Ranger 33

Development
- Designer: Gary Mull
- Location: United States
- Year: 1969
- No. built: 464
- Builder: Ranger Yachts (a division of Bangor Punta)
- Name: Ranger 33

Boat
- Displacement: 10,500 lb (4,763 kg)
- Draft: 5.0 ft (1.5 m)

Hull
- Type: Monohull
- Construction: Fiberglass
- LOA: 33.17 ft (10.11 m)
- LWL: 26.25 ft (8.00 m)
- Beam: 9.58 ft (2.92 m)
- Engine: Universal Atomic 4 30 hp (22 kW) gasoline engine

Hull appendages
- Keel: fin keel
- Ballast: 4,500 lb (2,041 kg)
- Rudder: internally-mounted spade-type rudder

Rig
- General: Fractional rigged sloop Masthead sloop
- I foretriangle height: 41.50 ft (12.65 m)
- J foretriangle base: 13.87 ft (4.23 m)
- P mainsail luff: 35.00 ft (10.67 m)
- E mainsail foot: 13.75 ft (4.19 m)

Sails
- Mainsail area: 240.63 sq ft (22.355 m^{2})
- Jib/genoa area: 287.80 sq ft (26.737 m^{2})
- Total sail area: 528.43 sq ft (49.093 m^{2})

Racing
- PHRF: 156 (average)

= Ranger 33 =

American sailboat designed by Gary Mull

The Ranger 33 is an American sailboat, that was designed by Gary Mull and first built in 1969. The design is out of production.

==Production==
The boat was built by Ranger Yachts, a division of Bangor Punta, in the United States starting in 1969. A total of 464 examples were completed by the time production ended in 1978.

==Design==
The Ranger 33 is a small recreational keelboat, built predominantly of fiberglass, with wood trim. It has a masthead sloop rig, an internally-mounted spade-type rudder and a fixed fin keel. It displaces 10500 lb and carries 4500 lb of lead ballast.

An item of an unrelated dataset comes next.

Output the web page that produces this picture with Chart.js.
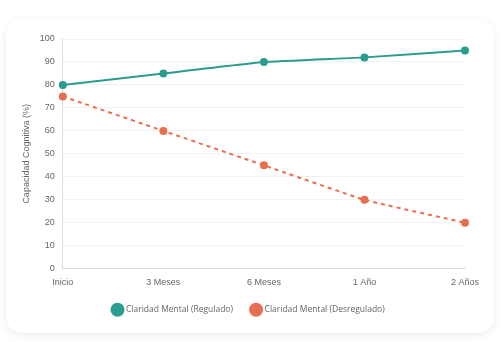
<!DOCTYPE html>
<html>
<head>
<meta charset="utf-8">
<script src="https://cdn.jsdelivr.net/npm/chart.js@4.4.1/dist/chart.umd.min.js"></script>
<style>
  body { margin: 0; background: #fff; font-family: "Liberation Sans", Arial, sans-serif; }
  .card {
    position: absolute; left: 6px; top: 19px; width: 488px; height: 314px;
    background: #fff; border-radius: 16px;
    box-shadow: 0 2px 8px rgba(0,0,0,0.08);
  }
</style>
</head>
<body>
<div class="card"><canvas id="chartClaridad" width="488" height="314"></canvas></div>
<script>
const labels = ["Inicio", "3 Meses", "6 Meses", "1 Año", "2 Años"];
const regulado = [80, 85, 90, 92, 95];
const desregulado = [75, 60, 45, 30, 20];

const ctx = document.getElementById("chartClaridad").getContext("2d");
new Chart(ctx, {
  type: "line",
  data: {
    labels: labels,
    datasets: [
      {
        label: "Claridad Mental (Regulado)",
        data: regulado,
        borderColor: "#2a9d8f",
        backgroundColor: "#2a9d8f",
        borderWidth: 2,
        pointRadius: 3,
        tension: 0.1,
      },
      {
        label: "Claridad Mental (Desregulado)",
        data: desregulado,
        borderColor: "#e76f51",
        backgroundColor: "#e76f51",
        borderWidth: 2,
        borderDash: [4, 4],
        pointRadius: 3,
        tension: 0.1,
      },
    ],
  },
  options: {
    responsive: false,
    maintainAspectRatio: false,
    animation: false,
    layout: { padding: { top: 20, left: 15, right: 17, bottom: 9 } },
    scales: {
      y: {
        min: 0,
        max: 100,
        ticks: { stepSize: 10, color: "#666", padding: 8, font: { size: 9 } },
        grid: { color: "#f2f2f2", drawTicks: false },
        border: { color: "#ddd" },
        title: {
          display: true,
          text: "Capacidad Cognitiva (%)",
          color: "#666",
          padding: 0,
          font: { size: 9 },
        },
      },
      x: {
        ticks: { color: "#666", padding: 8, font: { size: 9 } },
        grid: { display: false, drawTicks: false },
        border: { color: "#ddd" },
        // room on the right for the last label
        afterFit: (scale) => {
          scale.paddingRight = 29;
        },
      },
    },
    plugins: {
      legend: {
        position: "bottom",
        labels: {
          usePointStyle: true,
          pointStyle: "circle",
          boxWidth: 14,
          boxHeight: 14,
          padding: 10,
          color: "#666",
          font: { size: 8.5, family: "'Open Sans', sans-serif" },
          generateLabels: (chart) =>
            Chart.defaults.plugins.legend.labels
              .generateLabels(chart)
              .map((item, i, all) => {
                if (i < all.length - 1) item.text += "    ";
                return item;
              }),
        },
      },
    },
  },
});
</script>
</body>
</html>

The boat has a draft of 5.00 ft with the standard keel.

The boat is fitted with a Universal Atomic 4 30 hp gasoline engine, although later during production a Universal diesel engine was also offered as an option. It has a 21 u.s.gal fuel tank and a 21 u.s.gal fresh water tank.

On earlier models tiller steering was standard with wheel steering optional, but wheel steering later became standard.

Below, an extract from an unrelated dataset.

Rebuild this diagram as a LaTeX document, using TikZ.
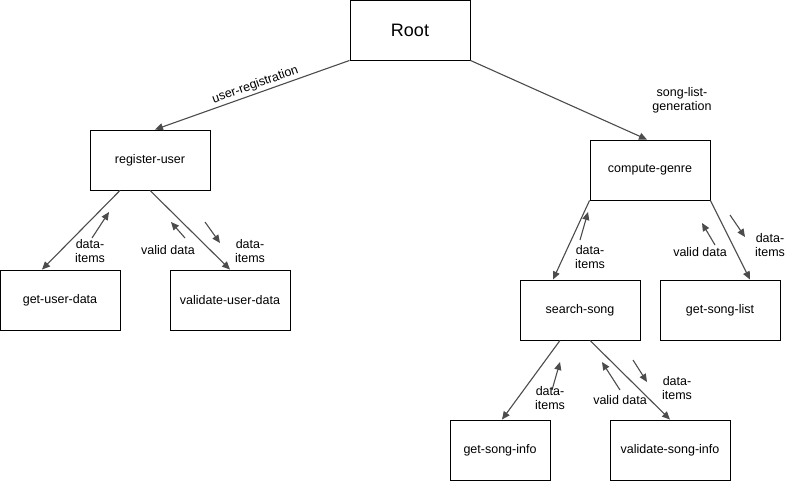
\documentclass[tikz,border=0pt]{standalone}
\usepackage{fontspec}
\setmainfont{Liberation Sans}
\usetikzlibrary{arrows.meta}
\begin{document}
\begin{tikzpicture}[x=1pt,y=-1pt,
  box/.style={draw=black,line width=0.9pt,minimum width=120pt,minimum height=60pt,inner sep=0pt,font=\fontsize{12.5}{14}\selectfont},
  smallbox/.style={box,minimum width=100pt},
  link/.style={draw=black!70,line width=1.1pt,-{Triangle[length=8pt,width=7pt]}},
  hint/.style={draw=black!70,line width=1.1pt,-{Triangle[length=8pt,width=7pt]}},
  lbl/.style={font=\fontsize{12.5}{14}\selectfont,align=center,inner sep=0pt}]
\useasboundingbox (0,0) rectangle (801,481);
\fill[white] (0,0) rectangle (801,481);
% boxes
\node[box,font=\fontsize{18}{20}\selectfont] (root) at (410,30) {Root};
\node[box] (reg) at (150,160) {register-user};
\node[box] (gud) at (60,300) {get-user-data};
\node[box] (vud) at (230,300) {validate-user-data};
\node[box] (cg) at (650,170) {compute-genre};
\node[box] (ss) at (580,310) {search-song};
\node[box] (gsl) at (720,310) {get-song-list};
\node[smallbox] (gsi) at (500,450) {get-song-info};
\node[box] (vsi) at (670,450) {validate-song-info};
% main connectors
\draw[link] (root.south west) -- ([xshift=5pt]reg.north) node[pos=0.47,sloped,above=2pt,lbl] {user-registration};
\draw[link] (root.south east) -- ([xshift=-3pt]cg.north);
\node[lbl] (slg) at (682,100) {song-list-\\generation};
\draw[link] ([xshift=-30pt]reg.south) -- ([xshift=-18pt]gud.north);
\draw[link] (reg.south) -- (vud.north);
\draw[link] (cg.south west) -- ([xshift=-27pt]ss.north);
\draw[link] (cg.south east) -- ([xshift=30pt]gsl.north);
\draw[link] ([xshift=-20pt]ss.south) -- ([xshift=2pt]gsi.north);
\draw[link] ([xshift=10pt]ss.south) -- (vsi.north);
% annotation arrows and labels
\draw[hint] (92,238) -- (109,212);
\node[lbl] (l1) at (90,251) {data-\\items};
\draw[hint] (185,238) -- (171,222);
\node[lbl] (l2) at (168,250) {valid data};
\draw[hint] (205,222) -- (220,243);
\node[lbl] (l3) at (250,251) {data-\\items};
\draw[hint] (580,240) -- (588,212);
\node[lbl] (l4) at (590,257) {data-\\items};
\draw[hint] (715,245) -- (702,223);
\node[lbl] (l5) at (700,252) {valid data};
\draw[hint] (730,215) -- (745,237);
\node[lbl] (l6) at (770,245) {data-\\items};
\draw[hint] (552,390) -- (560,362);
\node[lbl] (l7) at (550,398) {data-\\items};
\draw[hint] (620,390) -- (602,362);
\node[lbl] (l8) at (620,400) {valid data};
\draw[hint] (633,360) -- (647,382);
\node[lbl] (l9) at (677,388) {data-\\items};
\end{tikzpicture}
\end{document}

The boat has a hull speed of 6.87 kn.

==Variants==
- Ranger 33
Standard model with a PHRF racing average handicap of 156 with a high of 162 and low of 150.
- Ranger 33 SM
Short mast model with a mast about 3.5 ft shorter. Its PHRF racing average handicap of 159 with a high of 162 and low of 156.

==Operational history==
In a 2003 Latitude 38 review Andy Turpin concluded, "the time-honored Ranger 33 is by no means a superyacht or a speed demon, nor was her design particularly radical. She is simply, in Gary Mull's words, 'a really nice little boat' which meets all the design criteria he held in high esteem three decades ago: she's good looking, well-balanced and sails well on all points of sail. She has a bright, airy interior, plus a comfortable cockpit, and is easily converted from racer to cruiser and back again with minimal effort. No doubt she'll remain on the plastic classic honor roll for many years to come."